By Tamas Mondovics

Gardening may be a fun and relatively easy activity for most, unless you are in a wheelchair and even getting close to a garden bed presents a challenge.

Thanks to a generous $500 JC Penny after-school grant, Riverview High School Exceptional Student Education (ESE) students that are bound to a wheelchair but have an interest in gardening, will now have a chance to get their thumbs a bit greener while at school. The support of the 35-member Chautauqua 4-H Club, which meets at the school every first and third Tuesday of the month, has launched a gardening project by planting a traditional garden. According to club leader, Karen Hamilton, in order to build on the project, club members that range in ages from five to 17 discussed a couple of different options:  hydroponics, raised bed gardening and patio gardening, all of which, she said  required extra finances.

“Since, many of the ESE students in wheelchairs are not able to bend over to plant or harvest from a garden, we have designed two different types of raised bed gardens, which will solve the problem and allow these students to take full share in the caring of the garden,” Hamilton said.
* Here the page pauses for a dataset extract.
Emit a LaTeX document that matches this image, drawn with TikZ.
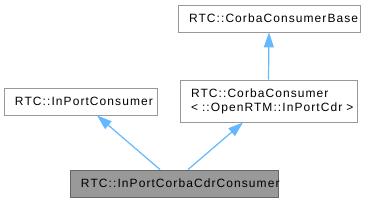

The first is a permanent design, which makes use of concrete blocks to build the raised bed while using the space in the center of the blocks to also plant in.

The club also decided to build some portable table-type beds to allow the wheelchair students to have access. These tables are currently located at the Agriculture Land Laboratory.

“We can use the tractor to move these tables closer to their classrooms for easier access,” Hamilton said.

It is also noteworthy that while the club hopes to create agricultural awareness for the school’s ESE students, the same is true for its own club members. Hamilton emphasized that many club members have never grown a garden and do not know where their food comes from or what to do with the produce they grow. “We plan to teach them about canning and preserving the foods they grow and to have a cooking challenge with them to see who can create the best recipe with the vegetables they have grown,” she said. Chautauqua 4-H hopes to have the raised bed gardens completed by the end of the month and have the students start planting soon after.